“Nothing’s really changed except my bank account,” Mark Cuban said to reporters after the NBA approved his sale of a majority stake in the Dallas Mavericks to the Adelson and Dumont families on Wednesday.
The outspoken team owner isn’t being shy about what’s ahead—from a brand-new arena to the transformation of the Dallas Metroplex into the Las Vegas of Texas.
For this season, though, everything is status quo. The 65-year-old Cuban retains a 27% minority stake in the team, and the sale reportedly valued the franchise between $3.5 billion and $4 billion. Cuban will continue overseeing basketball operations while the new owners focus on the business side of things.
“Financially, we’re in a far better position,” Cuban said of the Mavericks. That security comes from the financial heft of Miriam Adelson and her son-in-law Patrick Dumont (now the Mavs’ governor), who control the Las Vegas Sands Corporation, a publicly-traded casino and resort company with a $37 billion market cap. That group previously owned Vegas staples like the Venetian, which Cuban would love to replicate in Dallas.
“I don’t care so much about sports betting,” Cuban said. “If you look at destination resorts and casinos, the casino part of it is tiny, relative to the whole bigger destination aspect of it. Could you imagine building the Venetian in Dallas, Texas? That would just change everything.”

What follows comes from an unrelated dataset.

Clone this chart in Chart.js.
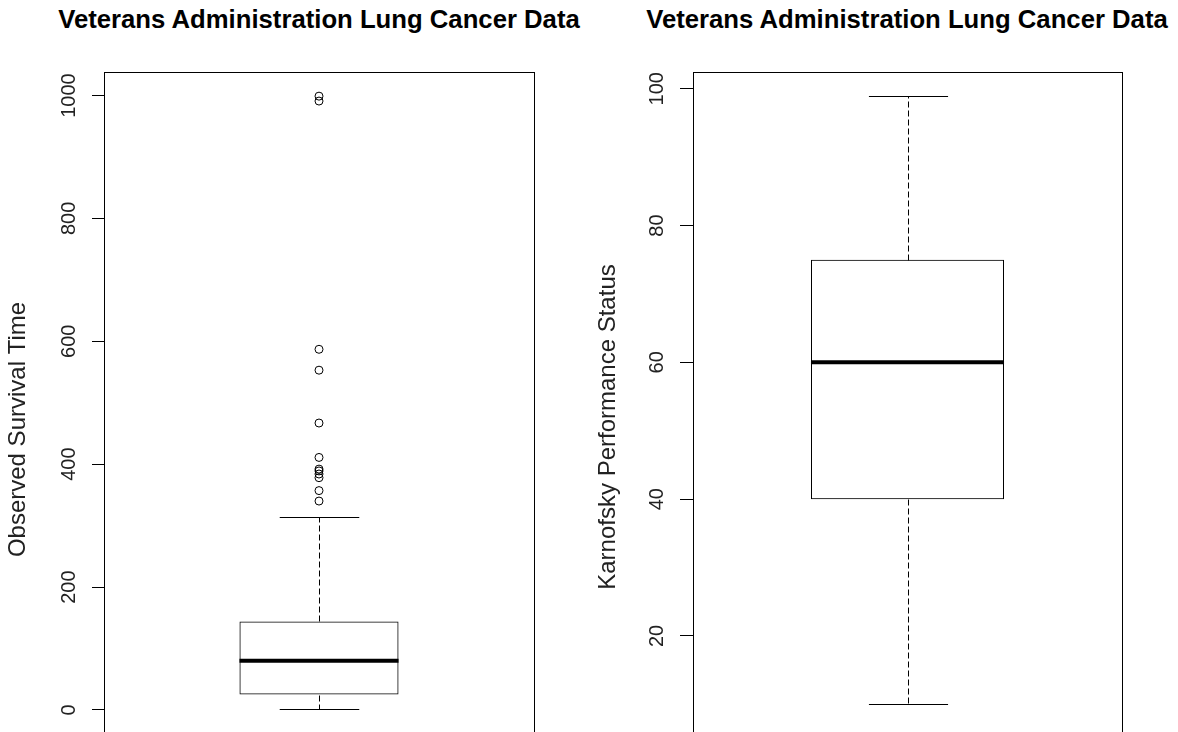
<!DOCTYPE html>
<html>
<head>
<meta charset="utf-8">
<script src="https://cdn.jsdelivr.net/npm/chart.js@4.4.1/dist/chart.umd.min.js"></script>
<style>
  html, body { margin: 0; padding: 0; background: #fff; width: 1178px; height: 732px; overflow: hidden; }
  body { position: relative; font-family: "Liberation Sans", Arial, sans-serif; }
  canvas { position: absolute; top: 0; }
  #karnofskyChart { left: 589px; }
  #survivalChart { left: 0; }
  .title { position: absolute; top: 4px; width: 600px; text-align: center; font-weight: bold; font-size: 25.7px; line-height: 30px; color: #000; white-space: nowrap; }
</style>
</head>
<body>
<div class="title" style="left:19px">Veterans Administration Lung Cancer Data</div>
<div class="title" style="left:607px">Veterans Administration Lung Cancer Data</div>
<canvas id="karnofskyChart" width="637" height="800"></canvas>
<canvas id="survivalChart" width="638" height="800"></canvas>
<script>
// Box statistics: lower whisker, Q1, median, Q3, upper whisker
const survivalLabels = ['Survival time'];
const survivalStats = [1, 25, 80, 144, 314];
const survivalOutliers = [340, 357, 378, 384, 389, 392, 411, 467, 553, 587, 991, 999];
const survivalTicks = [0, 200, 400, 600, 800, 1000];

const karnofskyLabels = ['Karnofsky score'];
const karnofskyStats = [10, 40, 60, 75, 99];
const karnofskyOutliers = [];
const karnofskyTicks = [20, 40, 60, 80, 100];

Chart.defaults.font.family = '"Liberation Sans", Arial, sans-serif';
Chart.defaults.color = '#000';

// Whiskers, caps, median and the plot frame
const boxExtras = {
    id: 'boxExtras',
    afterDatasetsDraw(chart, args, opts) {
        const [lo, q1, med, q3, hi] = opts.stats;
        const bar = chart.getDatasetMeta(0).data[0];
        const y = v => Math.round(chart.scales.y.getPixelForValue(v)) + 0.5;
        const ctx = chart.ctx;
        const cx = Math.round(bar.x) + 0.5;
        const half = bar.width / 2;
        const cap = half * opts.capRatio;
        const seg = (x1, y1, x2, y2) => {
            ctx.beginPath();
            ctx.moveTo(x1, y1);
            ctx.lineTo(x2, y2);
            ctx.stroke();
        };
        ctx.save();
        ctx.strokeStyle = '#000';
        ctx.lineWidth = 1;
        ctx.setLineDash([6, 3]);
        seg(cx, y(q3), cx, y(hi));
        seg(cx, y(q1), cx, y(lo));
        ctx.setLineDash([]);
        seg(cx - cap, y(hi), cx + cap, y(hi));
        seg(cx - cap, y(lo), cx + cap, y(lo));
        ctx.lineWidth = 4;
        seg(bar.x - half, chart.scales.y.getPixelForValue(med), bar.x + half, chart.scales.y.getPixelForValue(med));
        const a = chart.chartArea;
        ctx.lineWidth = 1;
        ctx.strokeRect(Math.round(a.left) + 0.5, Math.round(a.top) + 0.5,
            Math.round(a.right) - Math.round(a.left), Math.round(a.bottom) - Math.round(a.top));
        ctx.restore();
    }
};

function boxChart(id, labels, stats, outliers, ticks, yTitle, yMin, yMax, tickLen, tickPad, titlePad, boxWidth, capRatio) {
    return new Chart(document.getElementById(id), {
        type: 'bar',
        data: {
            labels: labels,
            datasets: [
                {
                    type: 'bar',
                    data: [[stats[1], stats[3]]],
                    backgroundColor: 'rgba(255,255,255,0)',
                    borderColor: '#000',
                    borderWidth: 1,
                    borderSkipped: false,
                    categoryPercentage: 1,
                    barPercentage: boxWidth
                },
                {
                    type: 'line',
                    data: outliers.map(v => ({ x: labels[0], y: v })),
                    showLine: false,
                    pointRadius: 4,
                    pointBorderWidth: 1,
                    pointBorderColor: '#000',
                    pointBackgroundColor: 'rgba(0,0,0,0)'
                }
            ]
        },
        options: {
            responsive: false,
            animation: false,
            devicePixelRatio: 1,
            events: [],
            layout: { padding: { left: 0, right: 104, top: 72, bottom: 13 } },
            plugins: {
                legend: { display: false },
                tooltip: { enabled: false },
                boxExtras: { stats: stats, capRatio: capRatio }
            },
            scales: {
                x: { display: false },
                y: {
                    min: yMin,
                    max: yMax,
                    afterFit: s => { s.width = 104; },
                    afterBuildTicks: s => { s.ticks = ticks.map(v => ({ value: v })); },
                    border: { display: false },
                    grid: { drawOnChartArea: false, drawTicks: true, tickLength: tickLen, color: '#000', lineWidth: 1 },
                    ticks: {
                        autoSkip: false,
                        minRotation: 90,
                        maxRotation: 90,
                        crossAlign: 'center',
                        padding: tickPad,
                        color: '#222',
                        font: { size: 20 },
                        callback: value => String(value)
                    },
                    title: {
                        display: true,
                        text: yTitle,
                        color: '#222',
                        font: { size: 24 },
                        padding: { top: titlePad, bottom: 0 }
                    }
                }
            }
        },
        plugins: [boxExtras]
    });
}

boxChart('survivalChart', survivalLabels, survivalStats, survivalOutliers, survivalTicks,
    'Observed Survival Time', -125.4, 1038.3, 12, 0, 4, 0.37, 0.5);
boxChart('karnofskyChart', karnofskyLabels, karnofskyStats, karnofskyOutliers, karnofskyTicks,
    'Karnofsky Performance Status', -1.35, 102.44, 13, 6, 5, 0.45, 0.41);
</script>
</body>
</html>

But sports betting would still be a key element of bringing a Vegas element to Texas, and the state likely won’t revisit any sports gambling legislation until 2025 at the earliest. The Mavs’ lease at American Airlines Center expires in 2031.
Timberwolves Sale on Track
Elsewhere in pro basketball: Alex Rodriguez and entrepreneur Marc Lore are expected to exercise their option to acquire a controlling ownership interest of the Minnesota Timberwolves and Lynx, ahead of their Dec. 31 deadline to act, according to ESPN.
In 2021, A-Rod and Lore agreed to eventually take over the teams in a deal valuing the Minnesota basketball franchises at $1.5 billion. The two currently own 40% of the teams and are set to end up with an 80% majority stake in 2024 while current Timberwolves owner Glen Taylor keeps 20%. Taylor previously said he expected Rodriguez and Lore to push back the Dec. 31 deadline.